◆ **DATASET RECORDS**
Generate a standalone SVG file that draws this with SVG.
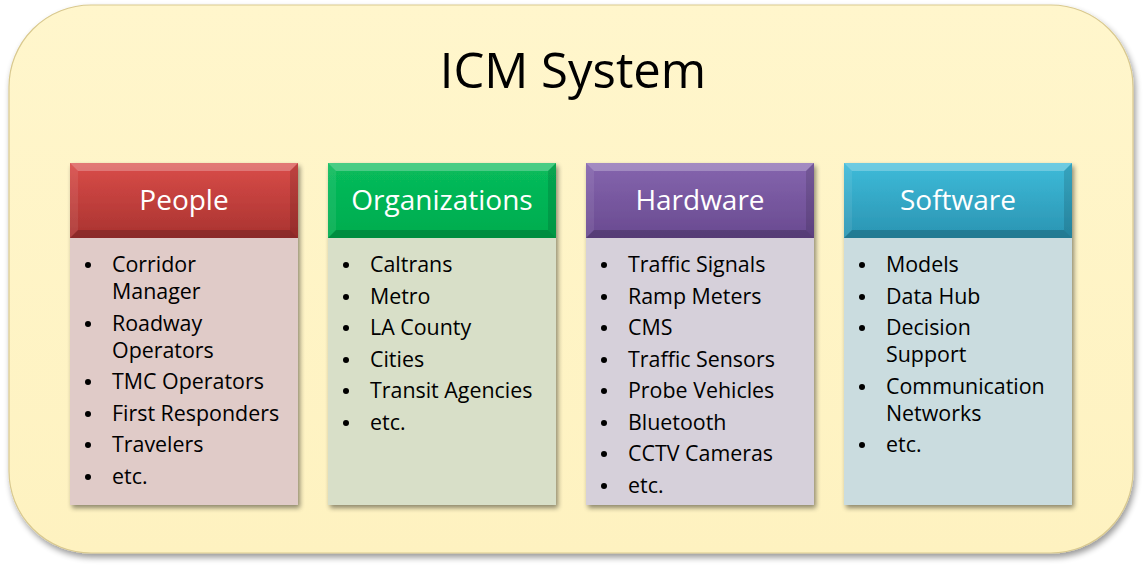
<svg xmlns="http://www.w3.org/2000/svg" width="1143" height="568" viewBox="0 0 1143 568">
<style>
.title{font-family:"Open Sans","Liberation Sans",sans-serif;font-size:49px;fill:#000;text-anchor:middle}
.hd{font-family:"Open Sans","Liberation Sans",sans-serif;font-size:28px;fill:#fff;text-anchor:middle}
.it{font-family:"Open Sans","Liberation Sans",sans-serif;font-size:21.4px;fill:#000}
.bl{fill:#000}
.bev-t{fill:#fff;opacity:0.25}
.bev-l{fill:#fff;opacity:0.08}
.bev-r{fill:#000;opacity:0.12}
.bev-b{fill:#000;opacity:0.18}
</style>
<defs>
<filter id="sh" x="-10%" y="-10%" width="130%" height="130%">
<feGaussianBlur in="SourceAlpha" stdDeviation="2.5"/>
<feOffset dx="2" dy="3" result="b"/>
<feComponentTransfer><feFuncA type="linear" slope="0.45"/></feComponentTransfer>
<feMerge><feMergeNode/><feMergeNode in="SourceGraphic"/></feMerge>
</filter>
<filter id="sh2" x="-5%" y="-5%" width="110%" height="115%">
<feGaussianBlur in="SourceAlpha" stdDeviation="3"/>
<feOffset dx="2" dy="4" result="b"/>
<feComponentTransfer><feFuncA type="linear" slope="0.4"/></feComponentTransfer>
<feMerge><feMergeNode/><feMergeNode in="SourceGraphic"/></feMerge>
</filter>
<linearGradient id="gP" x1="0" y1="0" x2="0" y2="1"><stop offset="0" stop-color="#d94c49"/><stop offset="1" stop-color="#a93330"/></linearGradient>
<linearGradient id="gO" x1="0" y1="0" x2="0" y2="1"><stop offset="0" stop-color="#08bc5c"/><stop offset="1" stop-color="#00ac4e"/></linearGradient>
<linearGradient id="gH" x1="0" y1="0" x2="0" y2="1"><stop offset="0" stop-color="#8565ae"/><stop offset="1" stop-color="#694a90"/></linearGradient>
<linearGradient id="gS" x1="0" y1="0" x2="0" y2="1"><stop offset="0" stop-color="#3ebbd9"/><stop offset="1" stop-color="#2a94b2"/></linearGradient>
<linearGradient id="gBg" x1="0" y1="0" x2="0" y2="1"><stop offset="0" stop-color="#fff6cc"/><stop offset="1" stop-color="#fef2c0"/></linearGradient>
</defs>

<g id="system">
<rect x="9" y="5" width="1124" height="548" rx="82" ry="82" fill="url(#gBg)" stroke="#d9c98f" stroke-width="1.2" filter="url(#sh2)"/>
<text class="title" x="573" y="88">ICM System</text>
</g>

<g id="people">
<g filter="url(#sh)">
<rect x="70" y="238" width="228" height="267" fill="#e0cbc8"/>
<rect x="70" y="163" width="228" height="75" fill="url(#gP)"/>
</g>
<polygon class="bev-t" points="70,163 298,163 290,171 78,171"/>
<polygon class="bev-l" points="70,163 78,171 78,230 70,238"/>
<polygon class="bev-r" points="298,163 298,238 290,230 290,171"/>
<polygon class="bev-b" points="70,238 298,238 290,230 78,230"/>
<text class="hd" x="184" y="210">People</text>
<g class="it">
<circle class="bl" cx="88" cy="265" r="3"/><text x="112" y="272">Corridor</text><text x="112" y="299">Manager</text>
<circle class="bl" cx="88" cy="324" r="3"/><text x="112" y="331">Roadway</text><text x="112" y="358">Operators</text>
<circle class="bl" cx="88" cy="382" r="3"/><text x="112" y="389">TMC Operators</text>
<circle class="bl" cx="88" cy="414" r="3"/><text x="112" y="421">First Responders</text>
<circle class="bl" cx="88" cy="445" r="3"/><text x="112" y="452">Travelers</text>
<circle class="bl" cx="88" cy="477" r="3"/><text x="112" y="484">etc.</text>
</g>
</g>

<g id="organizations">
<g filter="url(#sh)">
<rect x="328" y="238" width="228" height="267" fill="#d8dfc8"/>
<rect x="328" y="163" width="228" height="75" fill="url(#gO)"/>
</g>
<polygon class="bev-t" points="328,163 556,163 548,171 336,171"/>
<polygon class="bev-l" points="328,163 336,171 336,230 328,238"/>
<polygon class="bev-r" points="556,163 556,238 548,230 548,171"/>
<polygon class="bev-b" points="328,238 556,238 548,230 336,230"/>
<text class="hd" x="442" y="210">Organizations</text>
<g class="it">
<circle class="bl" cx="346" cy="265" r="3"/><text x="370" y="272">Caltrans</text>
<circle class="bl" cx="346" cy="297" r="3"/><text x="370" y="304">Metro</text>
<circle class="bl" cx="346" cy="328" r="3"/><text x="370" y="335">LA County</text>
<circle class="bl" cx="346" cy="360" r="3"/><text x="370" y="367">Cities</text>
<circle class="bl" cx="346" cy="391" r="3"/><text x="370" y="398">Transit Agencies</text>
<circle class="bl" cx="346" cy="423" r="3"/><text x="370" y="430">etc.</text>
</g>
</g>

<g id="hardware">
<g filter="url(#sh)">
<rect x="586" y="238" width="228" height="267" fill="#d6d0da"/>
<rect x="586" y="163" width="228" height="75" fill="url(#gH)"/>
</g>
<polygon class="bev-t" points="586,163 814,163 806,171 594,171"/>
<polygon class="bev-l" points="586,163 594,171 594,230 586,238"/>
<polygon class="bev-r" points="814,163 814,238 806,230 806,171"/>
<polygon class="bev-b" points="586,238 814,238 806,230 594,230"/>
<text class="hd" x="700" y="210">Hardware</text>
<g class="it">
<circle class="bl" cx="604" cy="265" r="3"/><text x="628" y="272">Traffic Signals</text>
<circle class="bl" cx="604" cy="297" r="3"/><text x="628" y="304">Ramp Meters</text>
<circle class="bl" cx="604" cy="328" r="3"/><text x="628" y="335">CMS</text>
<circle class="bl" cx="604" cy="360" r="3"/><text x="628" y="367">Traffic Sensors</text>
<circle class="bl" cx="604" cy="391" r="3"/><text x="628" y="398">Probe Vehicles</text>
<circle class="bl" cx="604" cy="423" r="3"/><text x="628" y="430">Bluetooth</text>
<circle class="bl" cx="604" cy="454" r="3"/><text x="628" y="461">CCTV Cameras</text>
<circle class="bl" cx="604" cy="486" r="3"/><text x="628" y="493">etc.</text>
</g>
</g>

<g id="software">
<g filter="url(#sh)">
<rect x="844" y="238" width="228" height="267" fill="#cadcdf"/>
<rect x="844" y="163" width="228" height="75" fill="url(#gS)"/>
</g>
<polygon class="bev-t" points="844,163 1072,163 1064,171 852,171"/>
<polygon class="bev-l" points="844,163 852,171 852,230 844,238"/>
<polygon class="bev-r" points="1072,163 1072,238 1064,230 1064,171"/>
<polygon class="bev-b" points="844,238 1072,238 1064,230 852,230"/>
<text class="hd" x="958" y="210">Software</text>
<g class="it">
<circle class="bl" cx="862" cy="265" r="3"/><text x="886" y="272">Models</text>
<circle class="bl" cx="862" cy="297" r="3"/><text x="886" y="304">Data Hub</text>
<circle class="bl" cx="862" cy="328" r="3"/><text x="886" y="335">Decision</text><text x="886" y="362">Support</text>
<circle class="bl" cx="862" cy="387" r="3"/><text x="886" y="394">Communication</text><text x="886" y="421">Networks</text>
<circle class="bl" cx="862" cy="445" r="3"/><text x="886" y="452">etc.</text>
</g>
</g>

<g id="connectors"/>
</svg>
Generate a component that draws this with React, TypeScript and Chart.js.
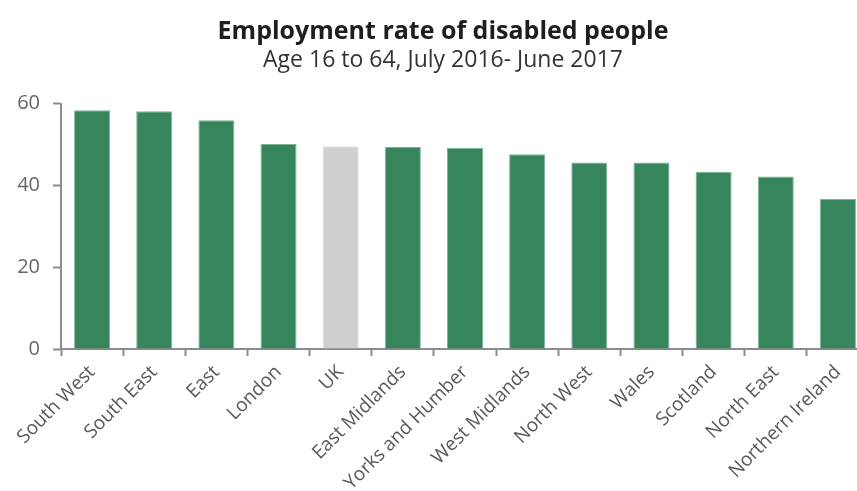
import React, { useEffect, useRef } from "react";
import { Chart, registerables } from "chart.js";
Chart.register(...registerables);

const categories = [
  "South West",
  "South East",
  "East",
  "London",
  "UK",
  "East Midlands",
  "Yorks and Humber",
  "West Midlands",
  "North West",
  "Wales",
  "Scotland",
  "North East",
  "Northern Ireland",
];
const values = [58.4, 58.1, 55.9, 50.1, 49.6, 49.4, 49.2, 47.6, 45.6, 45.6, 43.3, 42.2, 36.7];
const highlightCategory = "UK";
const yMin = 0;
const yMax = 60;
const yStep = 20;
const titleText = "Employment rate of disabled people";
const subtitleText = "Age 16 to 64, July 2016- June 2017";

const GREEN = "#37855c";
const GREEN_EDGE = "#7fb596";
const GREY = "#d0cfd0";
const GREY_EDGE = "#e2e1e2";
const AXIS = "#8c8c8c";
const FONT = "'Open Sans', 'Noto Sans', sans-serif";

const CANVAS_W = 887;
const CANVAS_H = 540;
const PLOT_BOTTOM = 349;
const PLOT_LEFT = 61;
const PAD_LEFT = 17;
const PAD_RIGHT = 18;

export default function App() {
  const ref = useRef<HTMLCanvasElement>(null);
  useEffect(() => {
    const chart = new Chart(ref.current!, {
      type: "bar",
      data: {
        labels: categories,
        datasets: [
          {
            data: values,
            backgroundColor: categories.map((c) => (c === highlightCategory ? GREY : GREEN)),
            borderColor: categories.map((c) => (c === highlightCategory ? GREY_EDGE : GREEN_EDGE)),
            borderWidth: { top: 1, left: 1, right: 1, bottom: 0 },
            barPercentage: 0.58,
            categoryPercentage: 1,
          },
        ],
      },
      options: {
        animation: false,
        responsive: false,
        maintainAspectRatio: false,
        layout: { padding: { top: 0, right: PAD_RIGHT, left: PAD_LEFT, bottom: 0 } },
        plugins: {
          legend: { display: false },
          tooltip: { enabled: false },
          title: {
            display: true,
            text: titleText,
            color: "#1e1e1e",
            font: { family: FONT, size: 25, weight: "bold", lineHeight: 1.2 },
            padding: { top: 17, bottom: 0 },
          },
          subtitle: {
            display: true,
            text: subtitleText,
            color: "#333333",
            font: { family: FONT, size: 23, weight: "normal", lineHeight: 1.2 },
            padding: { top: 0, bottom: 29 },
          },
        },
        scales: {
          x: {
            grid: {
              offset: true,
              drawOnChartArea: false,
              drawTicks: true,
              tickLength: 7,
              tickWidth: 2,
              color: AXIS,
            },
            border: { display: true, color: AXIS, width: 2 },
            ticks: {
              autoSkip: false,
              maxRotation: 45,
              minRotation: 45,
              color: "#595959",
              font: { family: FONT, size: 19 },
              padding: 5,
            },
            afterFit: (s: any) => {
              s.height = CANVAS_H - PLOT_BOTTOM;
            },
          },
          y: {
            min: yMin,
            max: yMax,
            grid: {
              drawOnChartArea: false,
              drawTicks: true,
              tickLength: 8,
              tickWidth: 2,
              color: AXIS,
            },
            border: { display: true, color: AXIS, width: 2 },
            ticks: {
              stepSize: yStep,
              color: "#666666",
              font: { family: FONT, size: 20 },
              padding: 13,
            },
            afterFit: (s: any) => {
              s.width = PLOT_LEFT - PAD_LEFT;
            },
          },
        },
      },
    });
    return () => chart.destroy();
  }, []);

  return (
    <div
      style={{
        position: "fixed",
        left: 0,
        top: 0,
        width: 857,
        height: 491,
        overflow: "hidden",
        background: "#fff",
      }}
    >
      <canvas ref={ref} width={CANVAS_W} height={CANVAS_H} style={{ display: "block" }} />
    </div>
  );
}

◆ **TASK GOAL**
Your copy should hold only the lines from the one containing "Generate a component" through the one containing "Chart.register(...registerables);", word for word, with no pictures.

◆ **COMPLETED TASK**
Generate a component that draws this with React, TypeScript and Chart.js.
import React, { useEffect, useRef } from "react";
import { Chart, registerables } from "chart.js";
Chart.register(...registerables);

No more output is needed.